Mecklenburg County Public Health Department, commonly referred to as Mecklenburg County Public Health (MCPH), is applying for the CDC-OE22-2203 Strengthening U.S. Public Health Workforce, Infrastructure and Data Systems grant. MCPH is a NC Health Department Accredited with Honors in 2019 by the NCLHDA Board, is managed by Health Director, Raynard Washington, PhD, MPH, and is comprised of 940 employees serving approximately 1.2 million Mecklenburg County residents, including the City of Charlotte with a population of 874, 579 (Source: 2020 Census).
The COVID-19 pandemic changed the public health landscape and shifted staff and resources towards prevention efforts and reallocation of services, sidelining processes and procedures to focus on the public’s health and wellbeing.
The effects of COVID-19 exacerbated the impacts of social determinants of health on populations living within the Public Health Priority Areas in Mecklenburg County, where some of the most socially vulnerable residents reside based on Community Health Assessment data. The large number of COVID-19 deaths within the Public Health Priority Areas within Mecklenburg County made it evident that MCPH must realign resources to ensure health equity for all populations across Charlotte.
Therefore, MCPH is applying for Strategies A1 & 2: Workforce and Foundational Capabilities funding to assess, restructure and build organizational capacity to better meet the changing needs of the community and employees.
Strategy A1 Workforce funding will help MCPH to build a more robust workforce capacity to reduce individual workload across all divisions and to improve retention. With improved retention will come the ability to strengthen infrastructure through a more unified customer service trauma-informed training for staff to use with both external and internal partners and colleagues. MCPH will add 19 positions across many divisions to add support, diversity and expertise to the MCPH workforce to better serve internal and external partners.

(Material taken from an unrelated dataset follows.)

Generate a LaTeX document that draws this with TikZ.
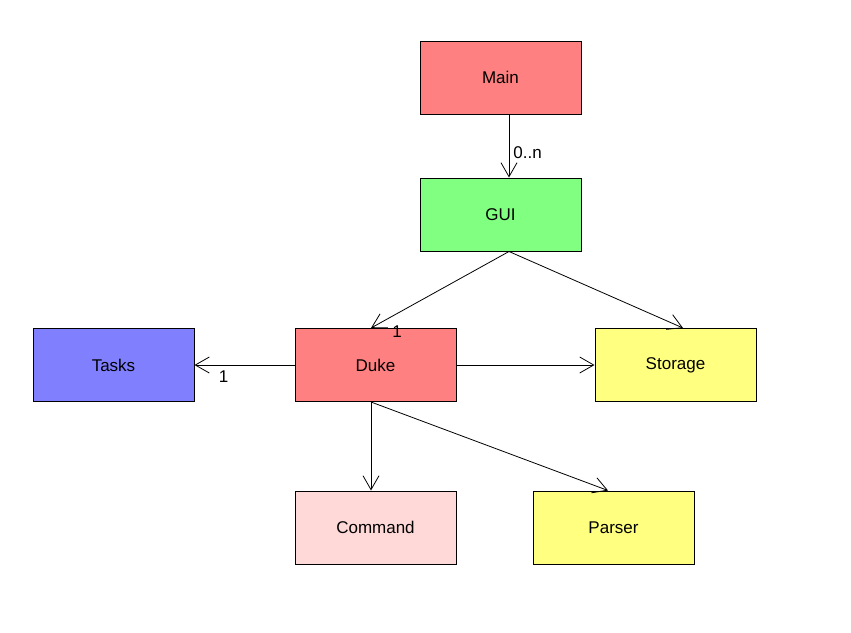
\documentclass[tikz,border=0pt]{standalone}
\usepackage{fontspec}
\setmainfont{Liberation Sans}
\usetikzlibrary{arrows.meta}

\definecolor{redcls}{HTML}{FF8080}
\definecolor{greencls}{HTML}{80FF80}
\definecolor{bluecls}{HTML}{8080FF}
\definecolor{yellowcls}{HTML}{FFFF80}
\definecolor{pinkcls}{HTML}{FFD8D8}

\tikzset{
  cls/.style={draw, line width=1pt, minimum width=161pt, minimum height=73pt,
    inner sep=0pt, font=\fontsize{17}{20}\selectfont},
  assoc/.style={line width=0.8pt, -{Straight Barb[length=14pt,width=16pt,line width=0.8pt]}},
  mult/.style={font=\fontsize{17}{20}\selectfont, inner sep=0pt}
}

\begin{document}
\begin{tikzpicture}[x=1pt,y=-1pt]
  \useasboundingbox (0,0) rectangle (851,632);
  % classes
  \node[cls, fill=redcls] (main) at (500.5,77.5) {Main};
  \node[cls, fill=greencls] (gui) at (500.5,214.5) {GUI};
  \node[cls, fill=bluecls] (tasks) at (113.5,365) {Tasks};
  \node[cls, fill=redcls] (duke) at (375.5,365) {Duke};
  \node[cls, fill=yellowcls] (storage) at (675.5,365) {Storage};
  \node[cls, fill=pinkcls] (command) at (375.5,527.5) {Command};
  \node[cls, fill=yellowcls] (parser) at (613.5,527.5) {Parser};

  % associations
  \draw[assoc] ([xshift=8.5pt]main.south) -- ([xshift=8.5pt]gui.north)
    node[mult, pos=0.6, anchor=west, xshift=4pt] {0..n};
  \draw[assoc] ([xshift=8.5pt]gui.south) -- ([xshift=-4.5pt]duke.north)
    node[mult, pos=1, xshift=26pt, yshift=-4pt] {1};
  \draw[assoc] ([xshift=8.5pt]gui.south) -- ([xshift=7.5pt]storage.north);
  \draw[assoc] (duke.west) -- (tasks.east)
    node[mult, pos=1, xshift=29pt, yshift=-12pt] {1};
  \draw[assoc] (duke.east) -- (storage.west);
  \draw[assoc] ([xshift=-4.5pt]duke.south) -- ([xshift=-4.5pt]command.north);
  \draw[assoc] ([xshift=-4.5pt]duke.south) -- ([xshift=-5.5pt]parser.north);
\end{tikzpicture}
\end{document}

Strategy A2 Foundational capabilities funding will help MCPH to evaluate processes, policies, procedures and internal communication. With the evolving needs of the county, the MCPH workforce needs to remain prepared to respond to COVID-19 yet trained to pivot to address other community infectious disease outbreaks like Monkeypox. After years working in a public health emergency climate, MCPH staff and leaders need training on research-based best practices to ensure staff have the most updated knowledge and resources to serve clients and residents across Mecklenburg County. Workforce planning, systems, processes and policies need evaluating for continuous improvement efforts. With new technology to improve data democratization, MCPH will be positioned for better transparency and equitable access to data for all residents of Mecklenburg County. With any change, comes growing pains, and this funding request for both Strategies A1 and A2 is to increase workforce capacity across all areas of the Mecklenburg County Public Health Department to ensure MCPH staff are trained, equipped and connected to fulfill the mission – “to promote and protect the public’s health” as they pivot from a pandemic state. To do so, MCPH must modernize data systems, improve communication and community partnerships and fortify processes, policies and procedures for efficiency and to provide health equity to all Mecklenburg County residents.
Each of the key proposed activities in this grant application align with the department’s fiscal years 2023-2025 Strategic Business Plan (SBP) strategies; thus, the environmental scan conducted for the SBP via the Behavioral Risk Factor Surveillance Survey (BRFSS), Employee Climate Survey data, Youth Behavioral Risk Factor Surveillance Survey (YBRFSS) and the Mecklenburg County COVID-19 Recovery and Renewal Taskforce data are all foundational to the grant activities and outcomes outlined in the grant application.